Fiction set in this period is rare and though many publishers have been wary of taking it on, I have noted with growing excitement new novels set in the 7th century recently emerging. Perhaps this is partly sparked by interest in the discovery of the fantastic Staffordshire Hoard! Whatever it is – I welcome it! Living within sight of Whitby Abbey and utterly obsessed by this period myself, I approached this chunky new novel with some trepidation, but quickly realised that I would be picked up and carried along by a master storyteller. HILD does not give us the traditional religious sainted abbess, but I have never been happy with that pious image. Instead, Nichola Griffiths fills the huge gaps in our knowledge of Hild’s early life with soaring imagination and a tale of epic proportion, without ever straying far from what is known of the period. Young Hild takes on the role of seer, which makes perfect sense to me. We follow her as she learns to survive in a violent, devious world by developing a reputation of ‘otherness’ along with physical strength, intelligence and sensitivity – she is personally vulnerable. A powerful sense of magic and destiny is conveyed, without ever needing to step into fantasy. This Hild is a killer when she deems it necessary and a ruthless warrior – an aspect that I felt slightly less comfortable with. I’m impressed by the enormous breadth of research – we discover every aspect of Hild’s world: smells, sounds, mead-hall culture, stinking hovels, weather, food and song. I particularly enjoyed the theme of textile production that threads and weaves its way throughout. Griffiths does not hold back on her usage of Anglo-Saxon words; she expects her reader to make an effort to understand - and I’m sure that the more we are exposed, the more accessible these words will become - they are after all the roots of the language we use everyday. HILD covers the early, unknown period of Hild’s life and I look forward with enormous curiosity to discover what will happen next. How can she possibly get from here to ruling a double monastery? I can’t wait to find out!

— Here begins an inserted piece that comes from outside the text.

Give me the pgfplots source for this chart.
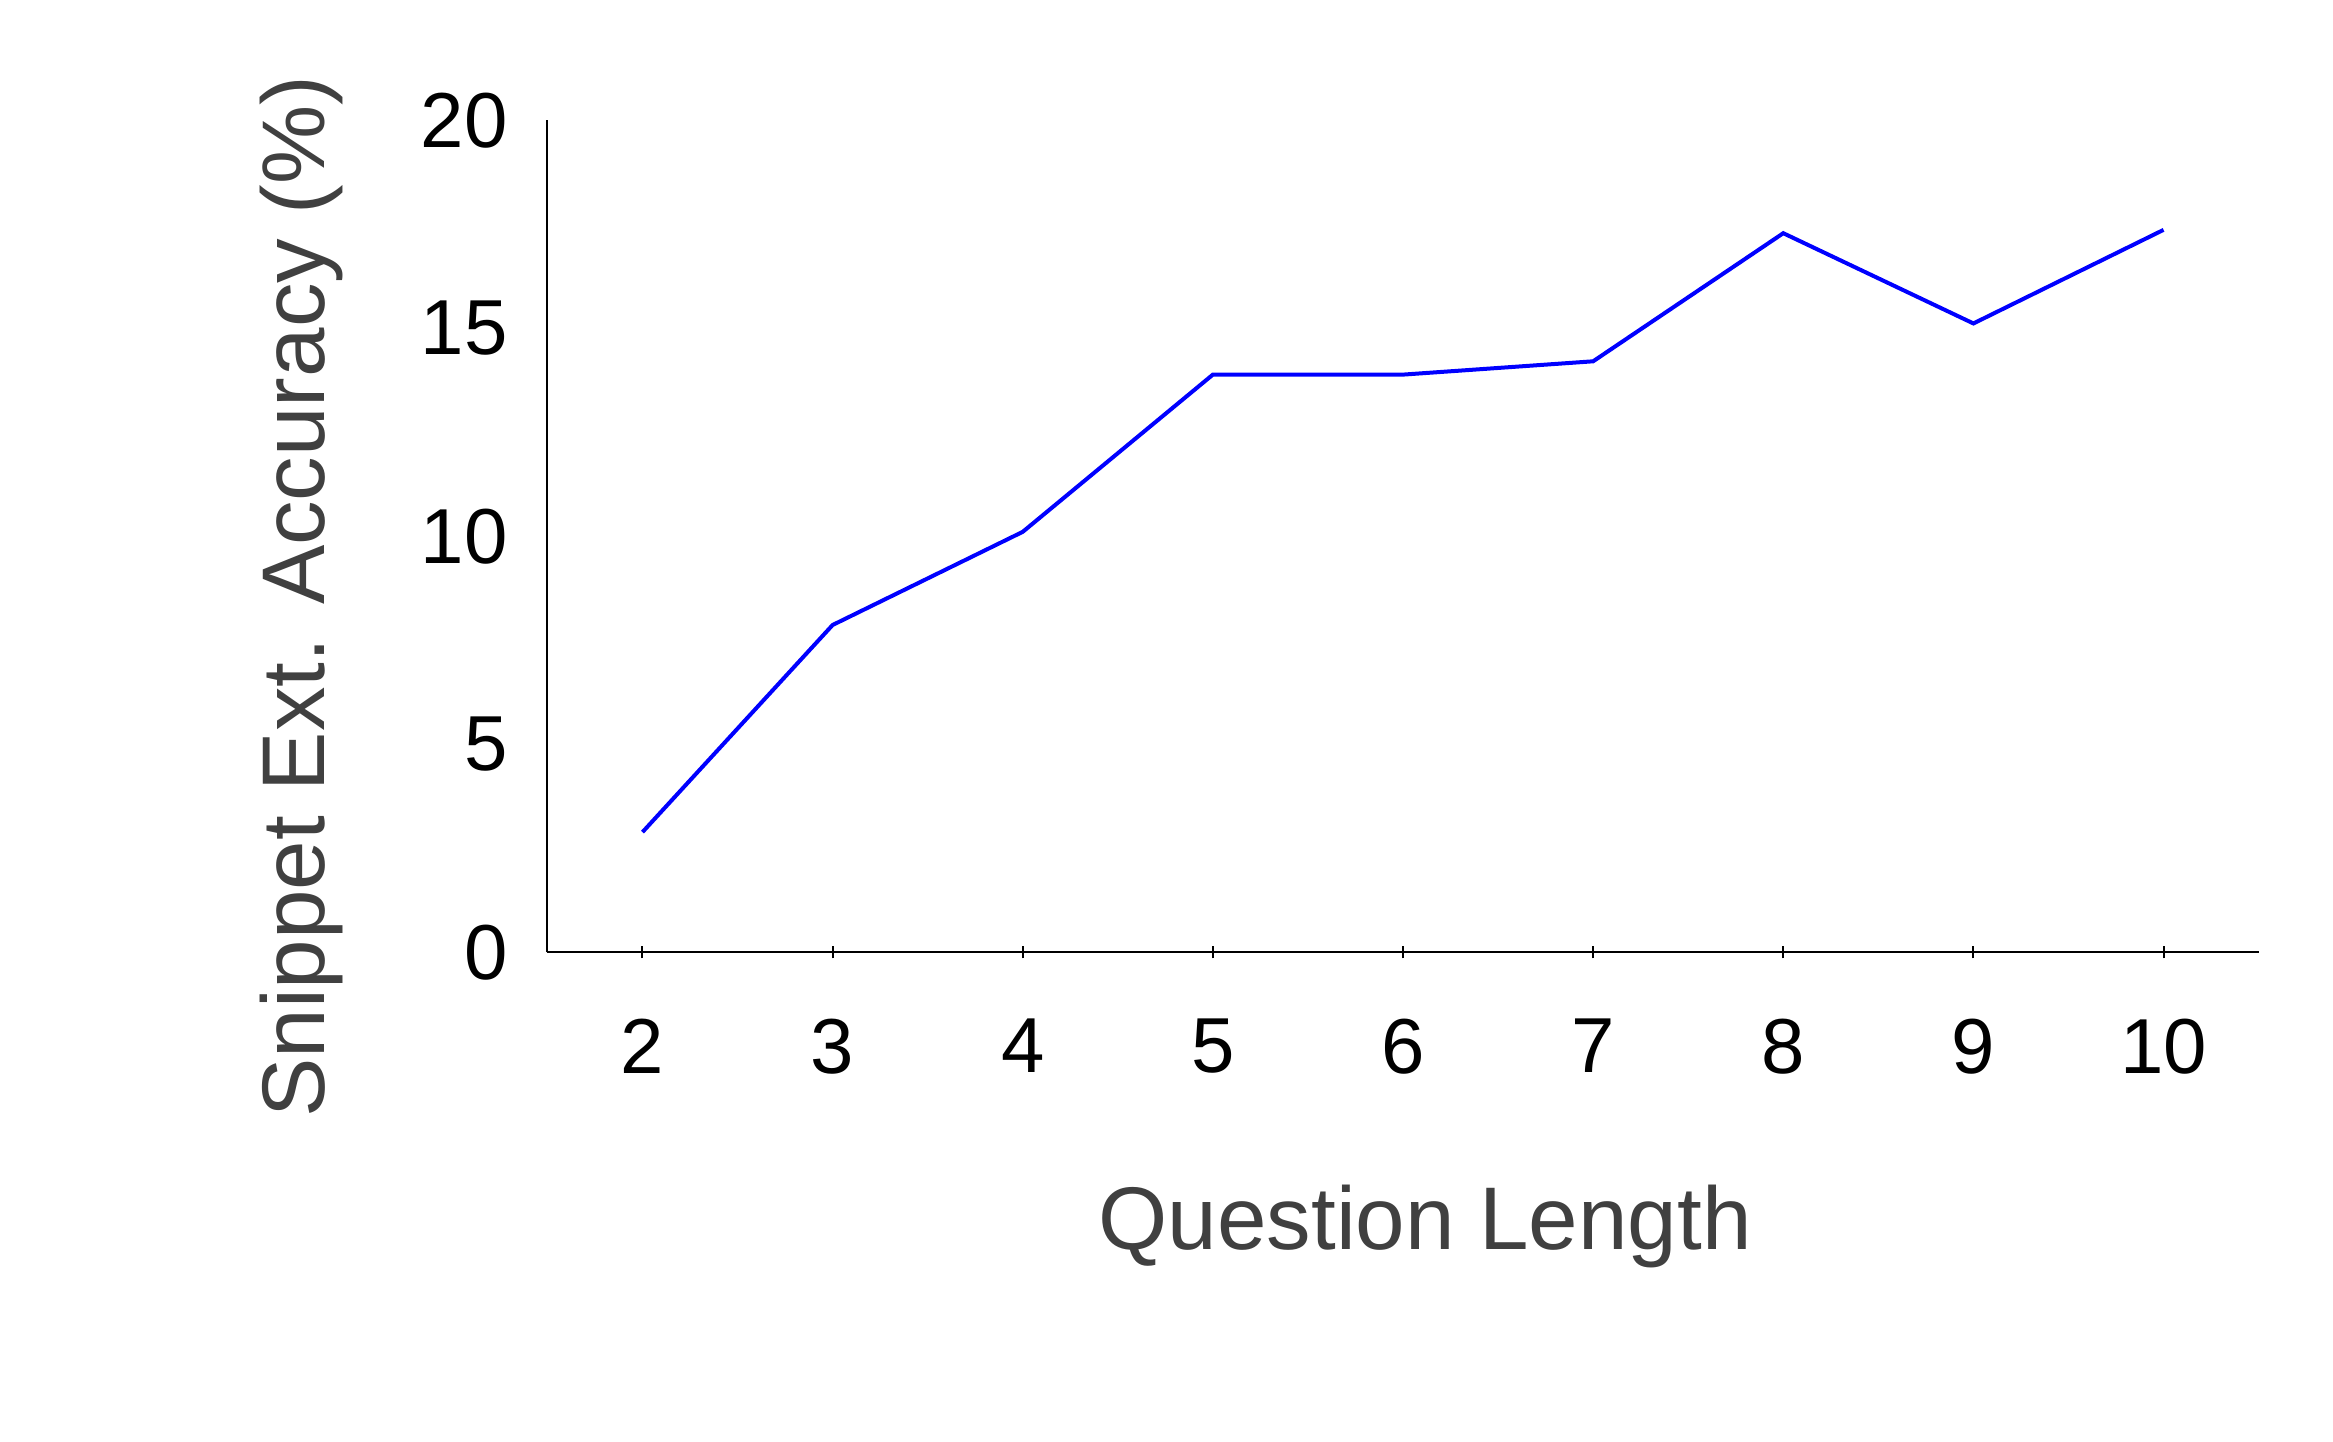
\documentclass[border=0pt]{standalone}
\usepackage{pgfplots}
\pgfplotsset{compat=1.18}
\usepackage{fontspec}
\setmainfont{Liberation Sans}
\definecolor{labgray}{HTML}{404040}
\begin{document}
\begin{tikzpicture}
\begin{axis}[
  at={(0,0)}, anchor=south west,
  scale only axis,
  width=342.3pt, height=166.4pt,
  xmin=1.5, xmax=10.5, ymin=0, ymax=20,
  axis lines*=left,
  axis line style={black, line width=0.4pt},
  xtick={2,3,4,5,6,7,8,9,10},
  ytick={0,5,10,15,20},
  tick align=center,
  major tick length=2.4pt,
  xtick style={black, line width=0.4pt},
  ytick style={draw=none},
  /pgf/number format/assume math mode=true,
  tick label style={font=\fontsize{15.6}{18}\selectfont, text=black},
  xticklabel style={anchor=north, inner sep=0pt, yshift=-12.0pt},
  yticklabel style={anchor=east, inner sep=0pt, xshift=-6.6pt},
  xlabel={Question Length},
  ylabel={Snippet Ext. Accuracy (\%)},
  label style={font=\fontsize{17.8}{20}\selectfont, text=labgray},
  xlabel style={at={(rel axis cs:0.513,0)}, anchor=base, yshift=-59.5pt, inner sep=0pt},
  ylabel style={at={(rel axis cs:0,0.4275)}, anchor=center, yshift=49.1pt, inner sep=0pt},
  clip=false,
]
\addplot[blue, line width=0.8pt, mark=none] coordinates {
  (2,2.89) (3,7.87) (4,10.11) (5,13.89) (6,13.89) (7,14.21) (8,17.29) (9,15.12) (10,17.37)
};
\end{axis}
\pgfresetboundingbox
\path[use as bounding box] (-109.5pt,-97.9pt) rectangle (357.17pt,190.5pt);
\end{tikzpicture}
\end{document}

The Wake took me a month to read. With its approximation of Old English it is rich and tangled and takes you straight into the turbulent mind of its protagonist and into the old ways of a land swiftly and inexorably changing. Hild has already taken me twice that time and l am only a quarter of the way through. Why is it such a slow read? There is so much detail of daily life in the seventh century, and that tends to swamp the narrative. Hild barely emerges as a fully rounded character. She should be fascinating, but she comes across as annoying. The minor characters are more vividly drawn.
Nicola Griffith has done admirable research, but the story has little pace and intermittent excitement. Yet there is something compelling about her style which keeps drawing me back. Her prose is distinct and unusual with touches of poetry. It is a time l know little about, and l have already learnt so much about society, clothing, customs and language. In the end, though, it is not a patch on The Wake, or, indeed Bernard Cornwall's Saxon Chronicles.